A stream formatter processes the LLM's output token-by-token in real time, deciding what to show the user and what to hide.

Why you need one

When the LLM outputs raw text, it may include:

  • <think> / </think> tags (reasoning blocks)
  • [TOOL_CALL]...[/TOOL_CALL] blocks (raw tool call JSON)

These are useful for the machine but noisy for humans. The formatter strips or replaces them before the text reaches the user.
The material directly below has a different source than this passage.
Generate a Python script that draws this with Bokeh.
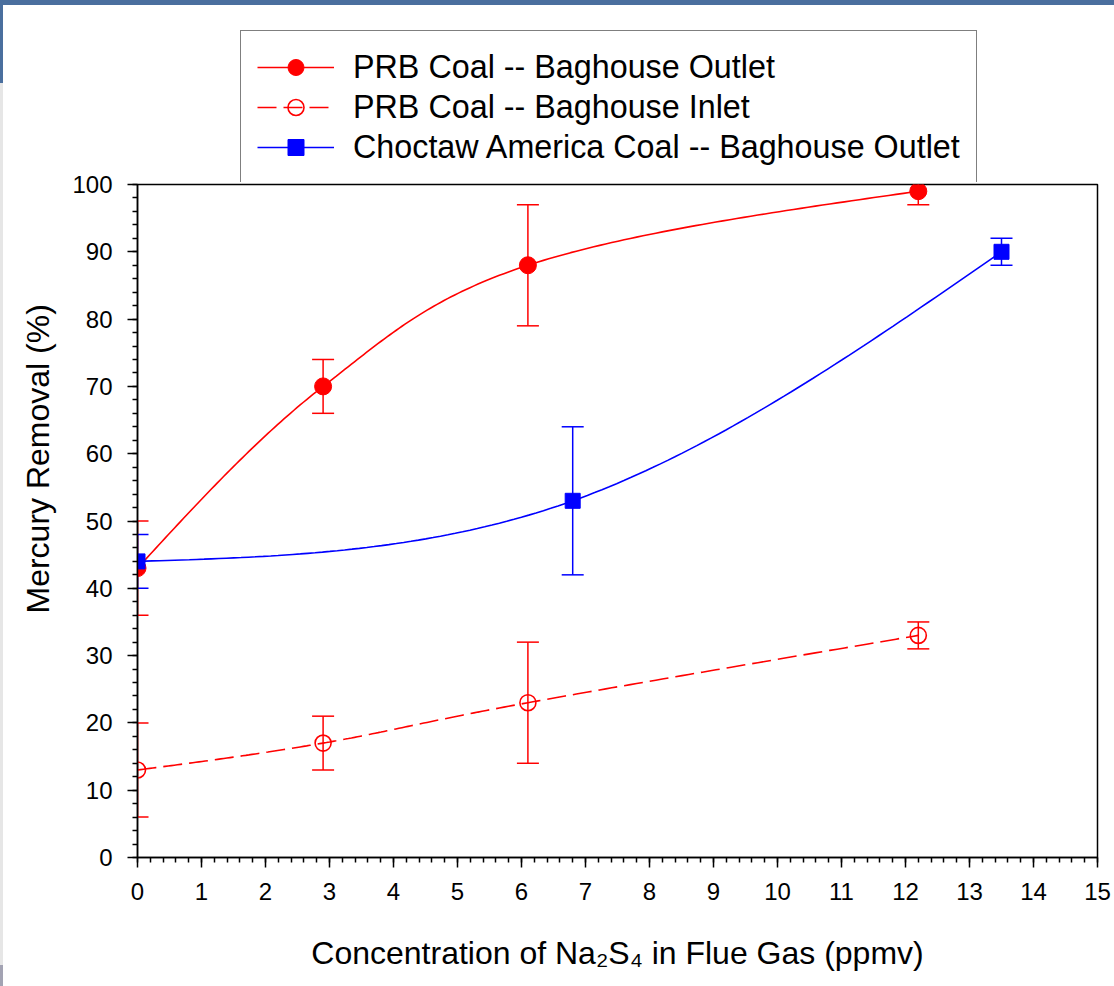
import numpy as np
from bokeh.plotting import figure
from bokeh.layouts import column, row
from bokeh.models import (ColumnDataSource, Whisker, TeeHead, Legend, LegendItem,
                          Range1d, SingleIntervalTicker, Title, Div)
from bokeh.embed import file_html
from bokeh.resources import INLINE

# ---------------- data ----------------
prb_out_x = [0, 2.9, 6.1, 12.2]
prb_out_y = [43, 70, 88, 99]
prb_out_lo = [36, 66, 79, 97]
prb_out_hi = [50, 74, 97, 101]

prb_in_x = [0, 2.9, 6.1, 12.2]
prb_in_y = [13, 17, 23, 33]
prb_in_lo = [6, 13, 14, 31]
prb_in_hi = [20, 21, 32, 35]

choc_x = [0, 6.8, 13.5]
choc_y = [44, 53, 90]
choc_lo = [40, 42, 88]
choc_hi = [48, 64, 92]

labels = ["PRB Coal -- Baghouse Outlet",
          "PRB Coal -- Baghouse Inlet",
          "Choctaw America Coal -- Baghouse Outlet"]
x_title = "Concentration of Na\u2082S\u2084 in Flue Gas (ppmv)"
y_title = "Mercury Removal (%)"

FONT = "Liberation Sans"
RED = "#ff0000"
BLUE = "#0000ff"

X_MAX, Y_MAX = 15, 100
FRAME_W, FRAME_H = 961, 673
OVERLAP = 13   # the plot canvas slides this far up under the legend strip


def spline_curve(xs, ys, n=60):
    """Smooth Catmull-Rom style curve through the measured points (in on-screen
    proportions), like the spline lines of the original graph."""
    P = np.column_stack([np.asarray(xs, float) / X_MAX * FRAME_W,
                         np.asarray(ys, float) / Y_MAX * FRAME_H])
    k = len(P)
    m = np.zeros_like(P)
    for i in range(1, k - 1):
        m[i] = (P[i + 1] - P[i - 1]) / 2
    m[0] = (3 * (P[1] - P[0]) - m[1]) / 2 if k > 2 else P[1] - P[0]
    m[-1] = (3 * (P[-1] - P[-2]) - m[-2]) / 2 if k > 2 else P[-1] - P[-2]
    t = np.linspace(0, 1, n)[:, None]
    h00 = 2 * t ** 3 - 3 * t ** 2 + 1
    h10 = t ** 3 - 2 * t ** 2 + t
    h01 = -2 * t ** 3 + 3 * t ** 2
    h11 = t ** 3 - t ** 2
    pts = np.vstack([h00 * P[i] + h10 * m[i] + h01 * P[i + 1] + h11 * m[i + 1]
                     for i in range(k - 1)])
    return pts[:, 0] / FRAME_W * X_MAX, pts[:, 1] / FRAME_H * Y_MAX


# ---------------- main plot ----------------
p = figure(width=1111, height=804 + OVERLAP, output_backend="svg", toolbar_location=None,
           x_range=Range1d(0, X_MAX), y_range=Range1d(0, Y_MAX),
           min_border_left=133, min_border_right=17, min_border_top=2 + OVERLAP,
           min_border_bottom=129, margin=(-OVERLAP, 0, 0, 0))

p.background_fill_color = "white"
p.border_fill_color = "white"
p.border_fill_alpha = 0
p.outline_line_color = "black"
p.outline_line_width = 1.5
p.xgrid.visible = False
p.ygrid.visible = False

p.xaxis.ticker = SingleIntervalTicker(interval=1, num_minor_ticks=5)
p.yaxis.ticker = SingleIntervalTicker(interval=10, num_minor_ticks=5)
for ax in (p.xaxis[0], p.yaxis[0]):
    ax.axis_line_color = "black"
    ax.axis_line_width = 1.5
    ax.major_tick_line_width = 1.5
    ax.minor_tick_line_width = 1.5
    ax.major_tick_in = 0
    ax.major_tick_out = 10
    ax.minor_tick_in = 0
    ax.minor_tick_out = 5
    ax.major_label_text_font = FONT
    ax.major_label_text_font_size = "24px"
    ax.major_label_text_color = "black"
    ax.axis_label_text_font = FONT
    ax.axis_label_text_font_size = "32px"
    ax.axis_label_text_font_style = "normal"
    ax.axis_label_text_color = "black"

p.xaxis.major_label_standoff = 15
p.yaxis.major_label_standoff = 15
p.xaxis.axis_label = x_title
p.xaxis.axis_label_standoff = 32

# y title: starts ~244 px above the frame bottom, as in the original
yt = Title(text=y_title, align="left", offset=244, standoff=28,
           text_font=FONT, text_font_size="32px", text_font_style="normal",
           text_color="black")
p.add_layout(yt, "left")


def add_errors(xs, lo, hi, color):
    src = ColumnDataSource(dict(x=xs, lower=lo, upper=hi))
    p.add_layout(Whisker(source=src, base="x", lower="lower", upper="upper", dimension="height",
                         line_color=color, line_width=1.5,
                         upper_head=TeeHead(size=22, line_color=color, line_width=1.5),
                         lower_head=TeeHead(size=22, line_color=color, line_width=1.5)))


STYLE_OUT_LINE = dict(line_color=RED, line_width=1.6)
STYLE_OUT_MARK = dict(marker="circle", size=17, fill_color=RED, line_color=RED)
STYLE_IN_LINE = dict(line_color=RED, line_width=1.6, line_dash="19 7")
STYLE_IN_MARK = dict(marker="circle", size=16, fill_color=None, line_color=RED, line_width=1.6)
STYLE_CH_LINE = dict(line_color=BLUE, line_width=1.6)
STYLE_CH_MARK = dict(marker="square", size=15, fill_color=BLUE, line_color=BLUE)

add_errors(prb_out_x, prb_out_lo, prb_out_hi, RED)
cx, cy = spline_curve(prb_out_x, prb_out_y)
p.line(cx, cy, **STYLE_OUT_LINE)
p.scatter(prb_out_x, prb_out_y, **STYLE_OUT_MARK)

add_errors(prb_in_x, prb_in_lo, prb_in_hi, RED)
cx, cy = spline_curve(prb_in_x, prb_in_y)
p.line(cx, cy, **STYLE_IN_LINE)
p.scatter(prb_in_x, prb_in_y, **STYLE_IN_MARK)

add_errors(choc_x, choc_lo, choc_hi, BLUE)
cx, cy = spline_curve(choc_x, choc_y)
p.line(cx, cy, **STYLE_CH_LINE)
p.scatter(choc_x, choc_y, **STYLE_CH_MARK)

# ---------------- legend strip (sits just above the plot frame) ----------------
lf = figure(width=1111, height=177, output_backend="svg", toolbar_location=None,
            x_range=Range1d(0, X_MAX), y_range=Range1d(1000, 1001),
            min_border_left=133, min_border_right=17, min_border_top=0, min_border_bottom=0)
lf.axis.visible = False
lf.grid.visible = False
lf.outline_line_color = None
lf.background_fill_color = "white"
lf.border_fill_color = "white"

# proxies for the legend keys (their data lie outside this strip's range, so only the keys show)
g1 = [lf.line(prb_out_x, prb_out_y, **STYLE_OUT_LINE), lf.scatter(prb_out_x, prb_out_y, **STYLE_OUT_MARK)]
g2 = [lf.line(prb_in_x, prb_in_y, **STYLE_IN_LINE), lf.scatter(prb_in_x, prb_in_y, **STYLE_IN_MARK)]
g3 = [lf.line(choc_x, choc_y, **STYLE_CH_LINE), lf.scatter(choc_x, choc_y, **STYLE_CH_MARK)]

legend = Legend(items=[LegendItem(label=labels[0], renderers=g1),
                       LegendItem(label=labels[1], renderers=g2),
                       LegendItem(label=labels[2], renderers=g3)],
                location=(103, -2))
legend.label_text_font = FONT
legend.label_text_font_size = "32.3px"
legend.label_text_color = "black"
legend.label_text_baseline = "middle"
legend.glyph_width = 77
legend.glyph_height = 40
legend.label_height = 40
legend.label_standoff = 19
legend.spacing = 0
legend.padding = 16
legend.margin = 0
legend.border_line_color = "black"
legend.border_line_width = 1.5
legend.background_fill_color = "white"
legend.background_fill_alpha = 1
lf.add_layout(legend, "center")

top_bar = Div(text="", width=1114, height=5, margin=0,
              styles={"background-color": "#4a6f9e"})
left_strip = Div(text="", width=3, height=981, margin=0,
                 styles={"background": "linear-gradient(to bottom, #4a6f9e 0px, #4a6f9e 78px, "
                                       "#e6e6e6 78px, #e6e6e6 960px, #a3a3b3 960px)"})
layout = column(top_bar, row(left_strip, column(lf, p, spacing=0), spacing=0), spacing=0)

open("out.html", "w").write(file_html(layout, INLINE))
Default: PassthroughFormatter

By default, nothing is filtered – all text goes straight through:

rust
pub struct PassThroughFormatter;
impl StreamFormatter for PassThroughFormatter {
    fn push(&mut self, token: &str) -> String {
        token.to_string()
    }
    fn flush(&mut self) -> String {
        String::new()
    }
}

Standard formatting

rust
let agent = Agent::make(config).await?
    .with_standard_formatting();

This enables StandardStreamFormatter, which:

  1. Scans each incoming token for the tool start/end tags and think tags
  2. Buffers text within tool call blocks and suppresses it
  3. Replaces think blocks with [Thinking]:\n
  4. Labels non-tool content with [Content]:
  5. Enforces a max buffer size (8KB by default) to prevent OOM on large chunks

Example transformation:

Raw LLM output:
  Let me think about this
  <think>
  The user is asking about the weather...
  </think>
  [TOOL_CALL]{"name":"get_weather","args":{"city":"Tokyo"}}[/TOOL_CALL]
  The weather in Tokyo is...

Formatted output:
  [Thinking]:
  The user is asking about the weather...
  [Content]:
  The weather in Tokyo is...

Custom StreamFormatter

Implement the StreamFormatter trait:

rust
use ambi::types::StreamFormatter;

struct MyFormatter;

impl StreamFormatter for MyFormatter {
    fn push(&mut self, token: &str) -> String {
        // Simple: just uppercase everything
        token.to_uppercase()
    }

    fn flush(&mut self) -> String {
        String::new()
    }
}

Then inject it:

rust
let agent = Agent::make(config).await?
    .with_stream_formatter(|| Box::new(MyFormatter));

The with_stream_formatter method takes a factory closure (not an instance) because a new formatter is created per streaming request. This is important for stateful formatters that accumulate buffers.

When the formatter is called

  • In streaming mode: every LLM token chunk goes through push(), and flush() runs after the stream ends.
  • In sync mode: the full output is passed through a formatter once, but the pipeline constructs it internally from push() + flush() calls.

Buffer overflow protection

StandardStreamFormatter has a hard cap (max_buffer_size, default 8192 bytes). If the buffer exceeds it, the formatter clears itself and logs an error. This is a safety net against pathological LLM output.

Released under the Apache-2.0 License.